ITGA Leads First-Ever World Tobacco Growers’ Day to Unite Farmers, Protect 30 Million Jobs

October 29, 2012 (London) — To mark the first-ever World Tobacco Growers’ Day (#WTGD) today, tobacco farmers across the globe are taking part in dozens of events to highlight the disastrous impact World Health Organisation proposals will have on their livelihoods if passed by parties to the Framework Convention on Tobacco Control (FCTC) in just two weeks’ time.

“We’re celebrating the benefits our farms bring to our communities and asking our leaders to stand with us, to hear our voices, and to give us the opportunity to work together to protect our way of life,” said Antonio Abrunhosa, chief executive officer of the International Tobacco Growers Association (ITGA).  Abrunhosa is leading the events worldwide and plans to carry the growers’ message to the FCTC’s Fifth Conference of the Parties (COP5) in Seoul, Korea next month.

WTGD begins an annual effort to bring together the world’s 30 million tobacco growers.  Events in dozens of countries across four continents today demonstrate the social and economic contribution farmers make to their communities, to remember the heritage of this sector and to educate the public about the issues impacting their livelihoods.

The 2012 WTGD events focus on the threat currently facing the world’s tobacco farmers from the FCTC.  At COP5 it will vote on recommendations to:

  • Artificially limit or reduce the land to cultivate and deny farmers the right to grow tobacco
  • Regulate the seasons of the year in which tobacco farming is allowed
  • Ban tobacco famers from working with their clients to improve crops yields, health and safety conditions and the crops environmental impacts to improve practices, health and safety conditions, prevent labor abuses, and minimize environmental impact
  • Dismantle the bodies relating tobacco farmers with their governments
  • Introduce mandatory “rehabilitation programs” that would force growers into other crops, regardless of the economic viability of that crop

“We are also asking governments to join us today and step back from the WHO abyss and protect, not penalise, poor tobacco farmers,” Abrunhosa said.  He pointed out that these recommendations run contrary to the original intent of the FCTC ’ s treaty, which was to provide “technical and financial assistance to aid the economic transition of tobacco growers and workers  if and when a decline in tobacco consumption results in lower demand for the crop.

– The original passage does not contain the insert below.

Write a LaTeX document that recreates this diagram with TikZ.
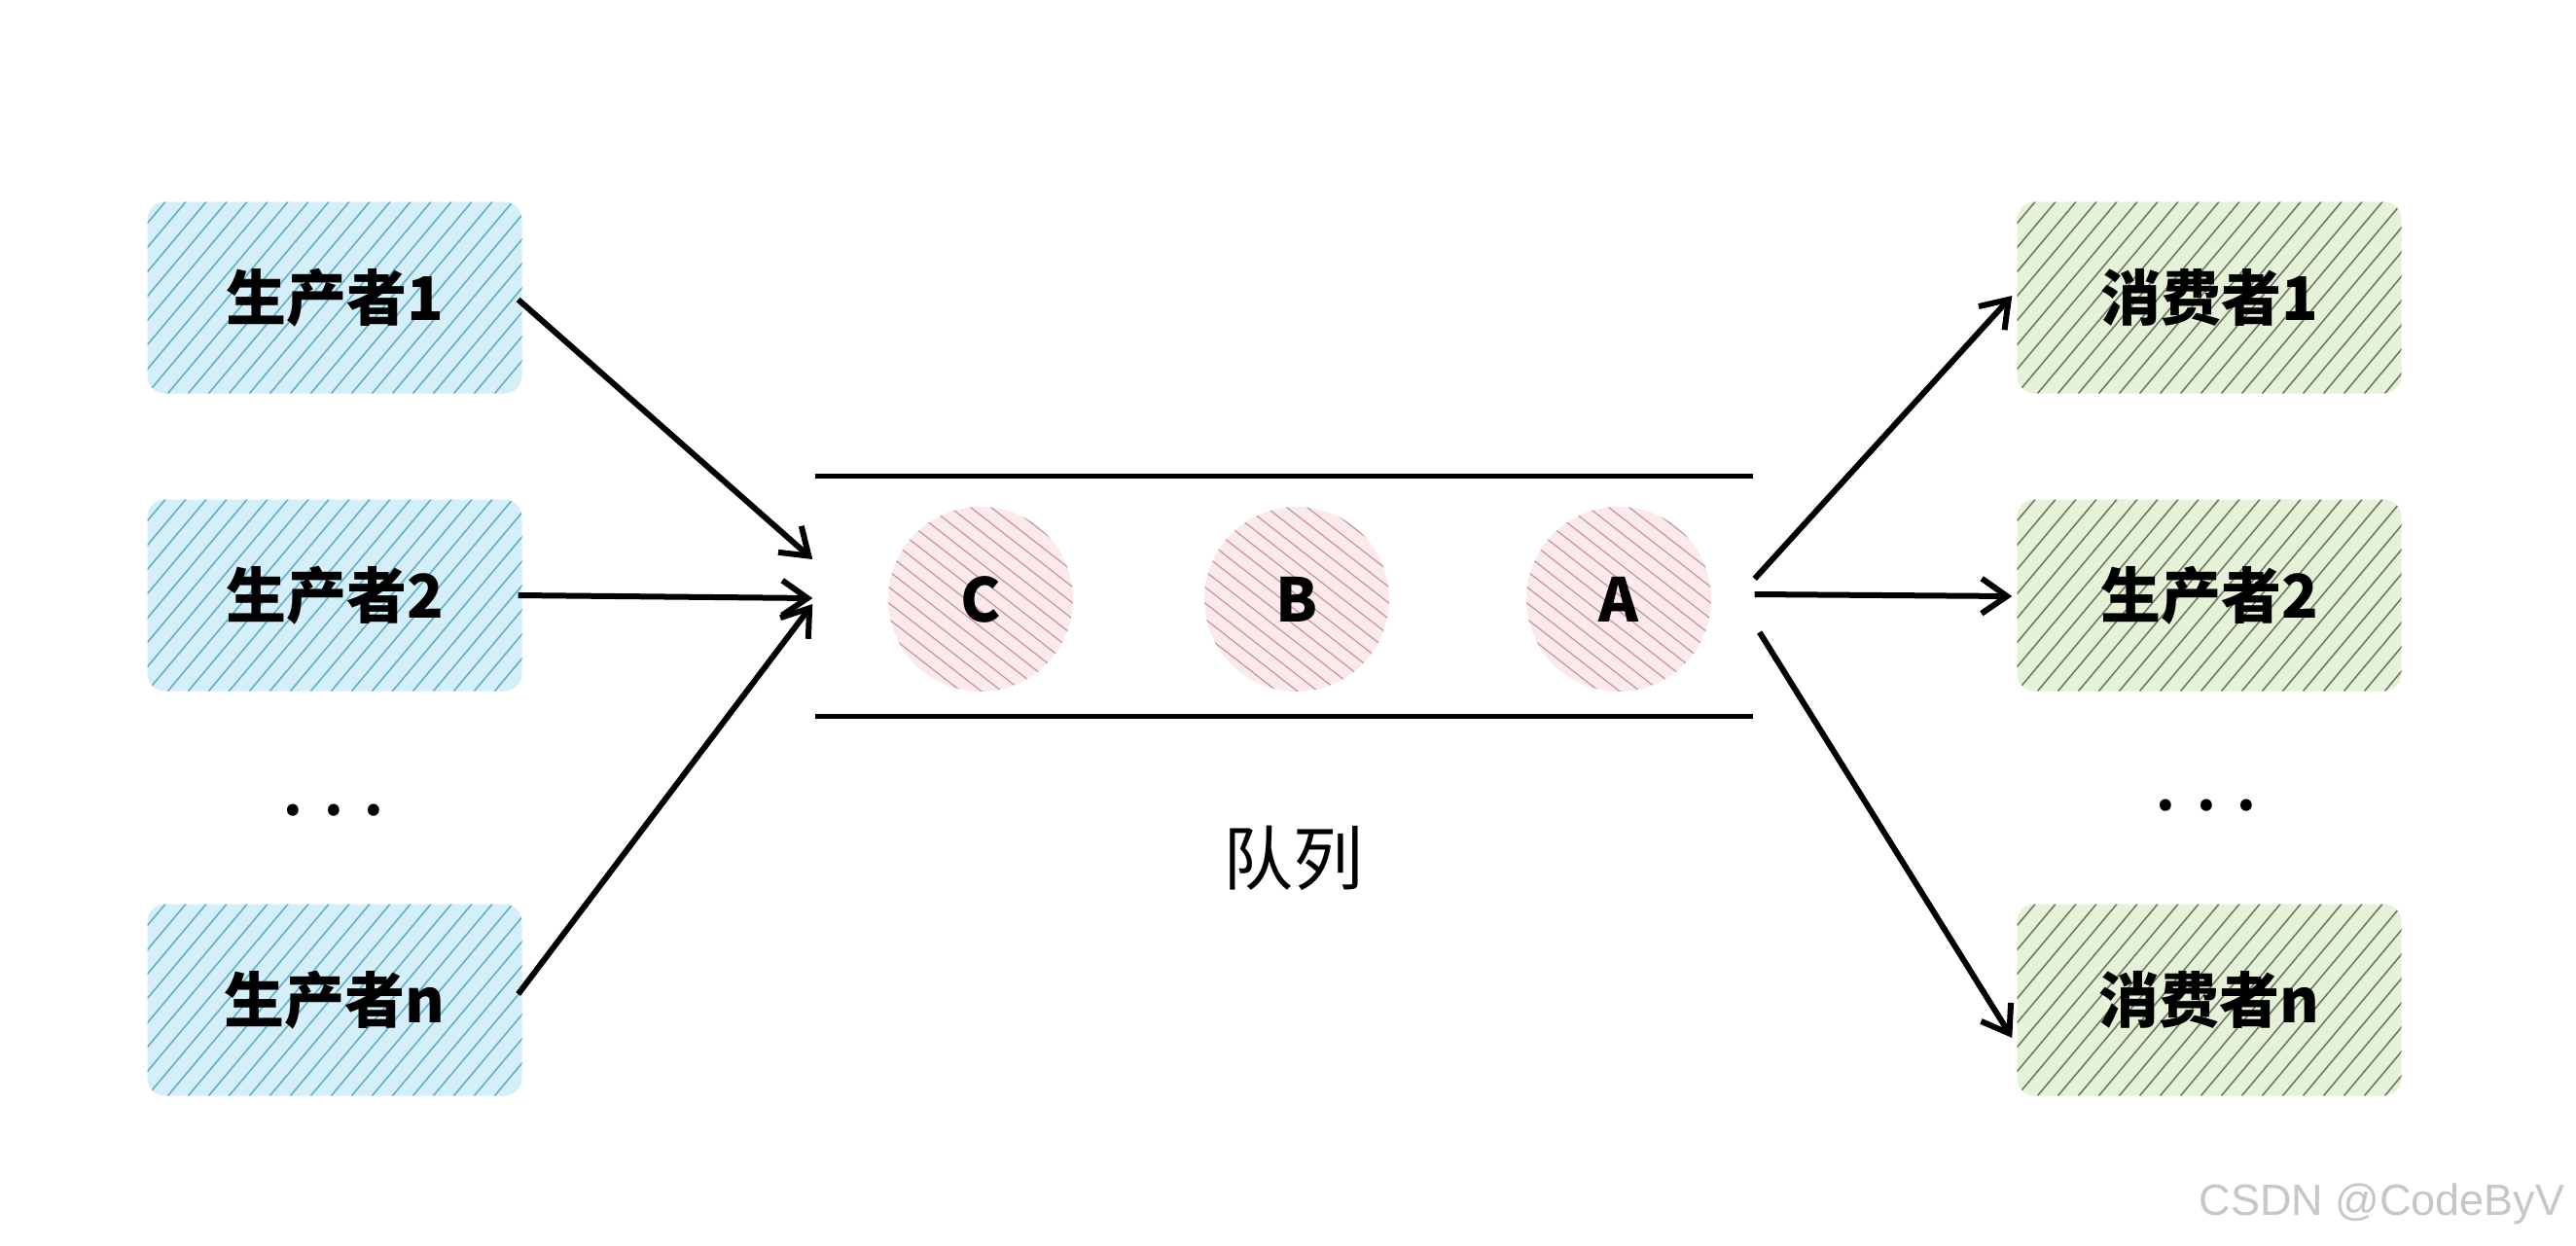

“These draconian proposals are putting tobacco farmers under unprecedented attack from bureaucrats who are looking to artificially reduce the supply of tobacco without providing growers any viable alternatives to support their families,” said Abrunhosa.  ”Contrary to FCTC’s claims, not a single smoker will stop smoking because of these proposals.  All they will do is spread misery among farmers and their families in some of the least developed countries in the world. We are asking the FCTC to respect its own principles and accept growers’ knowledge and opinion on issues that impact their livelihoods.”